When the prophet Amos looked over the northern kingdom of Israel, he saw a pampered, callous upper class, living off the misery of the poor, sleeping on their comfortable beds, and only thinking of the latest fashion of how to indulge their expensive tastes. All the while crowding into the temple at Bethel week after week to praise God loudly in the belief that their prosperity must be an indication that God was pleased with them. But Amos knew that God was not pleased, nor did he care for their hypocritical worship. God’s plumb line marked that it was leaning and that there was no solid foundation.
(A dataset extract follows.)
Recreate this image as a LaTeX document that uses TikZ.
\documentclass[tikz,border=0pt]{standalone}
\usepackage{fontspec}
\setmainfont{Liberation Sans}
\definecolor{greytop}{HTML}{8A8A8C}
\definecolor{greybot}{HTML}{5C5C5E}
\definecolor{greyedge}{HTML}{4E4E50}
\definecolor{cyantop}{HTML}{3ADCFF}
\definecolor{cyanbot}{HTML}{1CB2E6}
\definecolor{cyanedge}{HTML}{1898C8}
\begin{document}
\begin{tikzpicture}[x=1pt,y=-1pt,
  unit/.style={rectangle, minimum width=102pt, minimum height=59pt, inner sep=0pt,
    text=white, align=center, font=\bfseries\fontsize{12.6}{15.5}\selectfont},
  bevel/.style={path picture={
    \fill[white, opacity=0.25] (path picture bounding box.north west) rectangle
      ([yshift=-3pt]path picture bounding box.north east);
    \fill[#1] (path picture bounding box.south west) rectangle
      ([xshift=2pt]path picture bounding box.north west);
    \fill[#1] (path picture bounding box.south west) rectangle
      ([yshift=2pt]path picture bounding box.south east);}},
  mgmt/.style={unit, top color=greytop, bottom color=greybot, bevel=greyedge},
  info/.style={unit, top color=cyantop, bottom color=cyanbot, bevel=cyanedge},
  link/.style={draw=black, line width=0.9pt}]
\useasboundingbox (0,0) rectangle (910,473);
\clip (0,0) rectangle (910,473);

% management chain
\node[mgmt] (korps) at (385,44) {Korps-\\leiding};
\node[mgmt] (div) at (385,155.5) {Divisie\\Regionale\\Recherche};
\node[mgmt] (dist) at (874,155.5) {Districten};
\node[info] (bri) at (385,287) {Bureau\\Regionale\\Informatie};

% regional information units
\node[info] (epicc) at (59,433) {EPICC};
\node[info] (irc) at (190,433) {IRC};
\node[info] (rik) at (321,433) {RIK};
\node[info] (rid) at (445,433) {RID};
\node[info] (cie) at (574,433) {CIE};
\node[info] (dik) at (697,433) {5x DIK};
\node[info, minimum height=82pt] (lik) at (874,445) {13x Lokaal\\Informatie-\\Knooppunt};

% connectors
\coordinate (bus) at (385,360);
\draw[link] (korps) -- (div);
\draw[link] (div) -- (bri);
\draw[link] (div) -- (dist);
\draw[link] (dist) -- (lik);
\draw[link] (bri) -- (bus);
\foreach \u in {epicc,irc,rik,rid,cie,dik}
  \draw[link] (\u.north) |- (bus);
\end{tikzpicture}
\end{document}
And so we turn to the core message of Amos’ preaching. So what do we learn about ourselves and God from listening to Amos? For one thing, we learn that God holds each one of us responsible for how we treat other people. God is concerned about the violation of basic human rights, so the he first thing God expects of his followers is compassion, honesty and fair treatment of others. Second, we learn from Amos that God is concerned about all sin. It is easy to focus on the personal sins and failings, but God seems to be most concerned about other sins, and so should God’s faithful followers. The prophet reminds us that God is concerned about racism and greed, excess consumption, environmental pollution, denial of basic rights and mistreating people on the basis of class, cultural background and religion.
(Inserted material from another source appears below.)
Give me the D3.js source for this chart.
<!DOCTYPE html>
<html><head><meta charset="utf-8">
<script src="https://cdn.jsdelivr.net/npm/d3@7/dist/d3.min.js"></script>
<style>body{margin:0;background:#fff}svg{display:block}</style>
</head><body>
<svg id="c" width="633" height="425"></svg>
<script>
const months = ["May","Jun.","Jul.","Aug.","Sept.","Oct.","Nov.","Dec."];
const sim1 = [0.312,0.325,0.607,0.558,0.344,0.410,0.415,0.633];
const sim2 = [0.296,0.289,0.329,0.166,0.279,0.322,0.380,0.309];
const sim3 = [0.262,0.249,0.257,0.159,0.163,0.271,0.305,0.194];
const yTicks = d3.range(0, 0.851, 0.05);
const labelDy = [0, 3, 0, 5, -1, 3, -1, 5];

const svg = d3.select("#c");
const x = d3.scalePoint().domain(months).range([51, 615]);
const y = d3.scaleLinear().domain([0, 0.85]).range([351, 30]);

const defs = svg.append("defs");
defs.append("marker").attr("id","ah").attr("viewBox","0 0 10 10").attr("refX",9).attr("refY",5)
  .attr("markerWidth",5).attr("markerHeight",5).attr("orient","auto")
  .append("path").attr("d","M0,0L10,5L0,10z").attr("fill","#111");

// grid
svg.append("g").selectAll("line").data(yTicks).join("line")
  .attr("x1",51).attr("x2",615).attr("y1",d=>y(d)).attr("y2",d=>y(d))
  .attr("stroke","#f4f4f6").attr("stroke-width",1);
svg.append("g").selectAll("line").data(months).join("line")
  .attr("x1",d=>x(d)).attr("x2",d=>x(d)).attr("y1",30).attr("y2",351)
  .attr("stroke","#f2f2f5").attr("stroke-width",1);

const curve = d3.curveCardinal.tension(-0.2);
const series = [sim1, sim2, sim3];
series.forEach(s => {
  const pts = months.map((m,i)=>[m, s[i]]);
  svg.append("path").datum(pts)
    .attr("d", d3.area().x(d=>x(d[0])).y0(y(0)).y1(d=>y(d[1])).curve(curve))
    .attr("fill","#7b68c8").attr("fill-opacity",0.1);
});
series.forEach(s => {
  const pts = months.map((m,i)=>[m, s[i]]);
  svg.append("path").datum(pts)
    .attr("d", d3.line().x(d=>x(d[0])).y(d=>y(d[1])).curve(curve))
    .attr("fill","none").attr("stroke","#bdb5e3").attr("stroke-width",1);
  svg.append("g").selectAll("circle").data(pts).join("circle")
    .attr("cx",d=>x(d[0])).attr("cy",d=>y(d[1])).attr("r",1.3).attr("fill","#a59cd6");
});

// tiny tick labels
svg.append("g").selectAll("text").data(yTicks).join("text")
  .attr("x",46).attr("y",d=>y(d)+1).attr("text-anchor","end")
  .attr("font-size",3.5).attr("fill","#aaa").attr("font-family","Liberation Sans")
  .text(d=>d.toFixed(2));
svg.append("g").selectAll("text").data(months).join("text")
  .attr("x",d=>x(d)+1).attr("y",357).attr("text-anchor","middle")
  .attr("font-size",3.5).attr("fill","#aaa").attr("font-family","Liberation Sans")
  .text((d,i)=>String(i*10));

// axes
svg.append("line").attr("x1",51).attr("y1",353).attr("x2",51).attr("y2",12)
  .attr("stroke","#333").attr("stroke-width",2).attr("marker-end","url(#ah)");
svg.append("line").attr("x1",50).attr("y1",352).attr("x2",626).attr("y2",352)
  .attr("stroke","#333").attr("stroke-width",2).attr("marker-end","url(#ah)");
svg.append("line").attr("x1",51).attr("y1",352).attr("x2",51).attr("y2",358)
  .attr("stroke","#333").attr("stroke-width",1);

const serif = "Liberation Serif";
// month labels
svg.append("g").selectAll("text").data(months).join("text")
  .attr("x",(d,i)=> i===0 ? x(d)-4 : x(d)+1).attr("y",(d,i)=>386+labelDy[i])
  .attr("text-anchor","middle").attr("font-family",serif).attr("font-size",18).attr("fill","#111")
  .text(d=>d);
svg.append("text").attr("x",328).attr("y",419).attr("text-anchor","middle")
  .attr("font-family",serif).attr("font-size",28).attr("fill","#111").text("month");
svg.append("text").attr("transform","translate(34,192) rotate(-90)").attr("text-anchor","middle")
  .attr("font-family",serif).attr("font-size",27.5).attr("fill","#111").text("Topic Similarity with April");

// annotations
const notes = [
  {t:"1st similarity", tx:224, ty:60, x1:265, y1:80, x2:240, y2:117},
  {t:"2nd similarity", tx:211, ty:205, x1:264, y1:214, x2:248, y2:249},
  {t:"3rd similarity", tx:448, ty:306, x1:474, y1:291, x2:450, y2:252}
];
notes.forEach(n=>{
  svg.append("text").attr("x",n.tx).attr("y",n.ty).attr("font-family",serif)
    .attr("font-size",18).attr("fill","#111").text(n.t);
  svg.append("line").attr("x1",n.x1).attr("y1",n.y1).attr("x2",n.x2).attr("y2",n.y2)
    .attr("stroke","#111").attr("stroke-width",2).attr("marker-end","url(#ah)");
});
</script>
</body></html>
Finally, Amos teaches us that the Lord expects more from people who know him than he does from those who don’t. And that means you and me. With the knowledge of God’s holy purpose revealed in Scripture comes the corresponding need to do more and live more righteously than people who don’t worship or know the Lord. Since the kingdom of Israel belonged to God, they should have known better; they should have done better. As the prophet Amos said, “Seek the Lord and live. Seek good and not evil, that you may live; and so the Lord will be with you. . . . Let justice roll down like waters, and righteousness like an ever flowing stream.”
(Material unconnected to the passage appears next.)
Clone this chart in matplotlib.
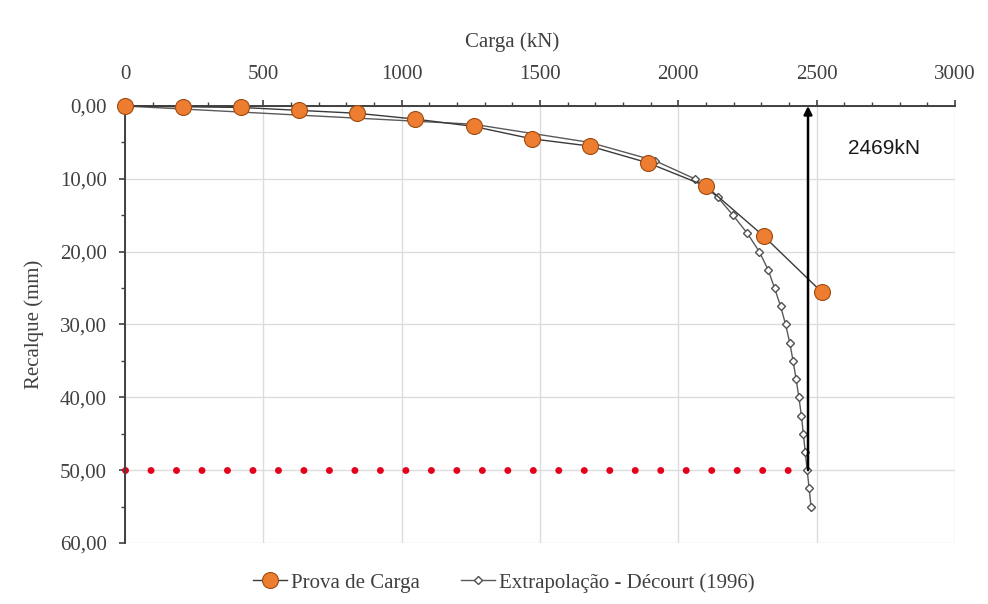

Taking responsibility and making the world a better place often begins in small ways. President Abraham Lincoln, once captured the essence of our call as faithful followers in the words. “Die when I may, I would like it to be said of me, that I always pulled up a weed and planted a flower where I thought a flower would grow.”

And so the question of the old Latvian woman at Bible study haunts me 25 years later. “Pastor, what does the Lord require of me to be a Christian?” Nothing, to be sure. But God invites you and me to serve in a divine fellowship of men and women, and children striving for change and transformation for the good of others in this world, yes, striving to make a straight and upright society, marked by his own plumb line, where all may freely grow to see and know his love. Amen.

May the peace of God which passes all understanding keep your hearts and minds in Christ Jesus. Amen.